= Carl Stephenson (historian) =

American medieval scholar

Carl Stephenson (1886–1954) at the time of his death was regarded as one of America's foremost medieval scholars. He was a student of Charles Gross and Charles Homer Haskins at Harvard University (graduated 1914), later studied with Henri Pirenne at the University of Ghent (1924–25) and had close scholarly ties with other well-known medievalists of the first half of the 20th century. He taught mainly at the University of Wisconsin–Madison and Cornell University Department of History (1931–1941).

Primarily focused on documentary evidence, he was opposed to easy theorizing and glib generalizations. Carl Stephenson did his best work on those institutions found in medieval Europe between the Loire and the Rhine. Since he was writing far removed from western Europe and its acrimonious academic feuding, he dispassionately demolished much of the prejudiced nationalistic writing devoted to praising or damning Germanic or Latin institutions. His greatest joy came from demonstrating that a tax, a commune, or seignorialism and feudalism were not peculiar to one area but were common to all western Europe.
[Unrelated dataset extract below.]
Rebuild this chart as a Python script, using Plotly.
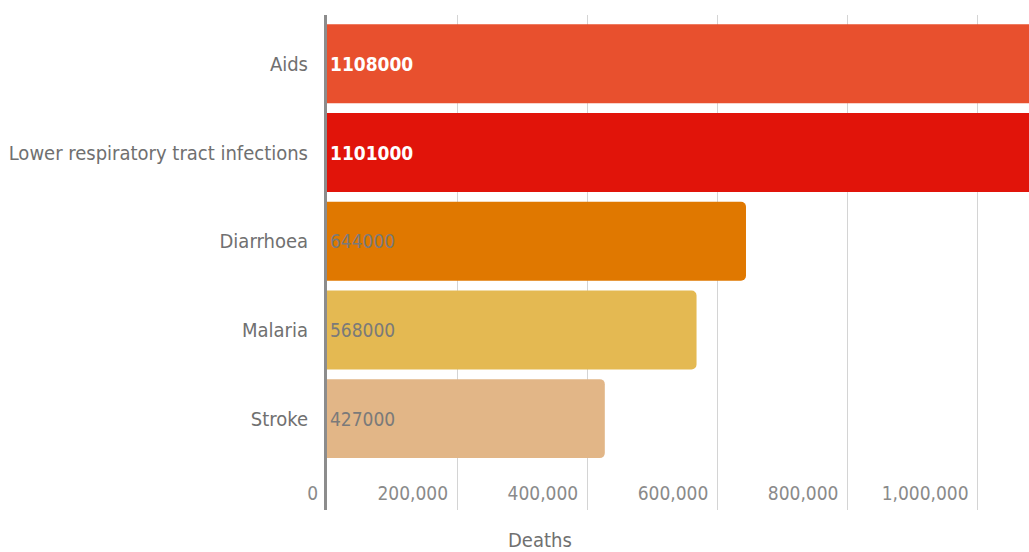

For fifteen years Carl Stephenson regularly published articles in the leading historical journals of America, England, Belgium, and France and established himself as an authority on taxation, representative assemblies, and the origin of urban institutions. His most mature work, Borough and Town, appeared in 1933; here he combined his research with scholarly methods developed on the Continent to show that the English borough was not an insular peculiarity but that it was like its continental counterpart in origin and constitution. He then turned his attention to seignorial and feudal institutions, work resulting in further articles including his 1942 classic essay Mediaeval Feudalism which has remained in print into the 21st century. His book, Medieval History: Europe from the Fourth to the Sixteenth Century, was for decades one of the most widely used textbooks in the field. He co-edited Sources of English Constitutional History with his Cornell colleague Frederick Marcham; the work is still considered a monumental achievement.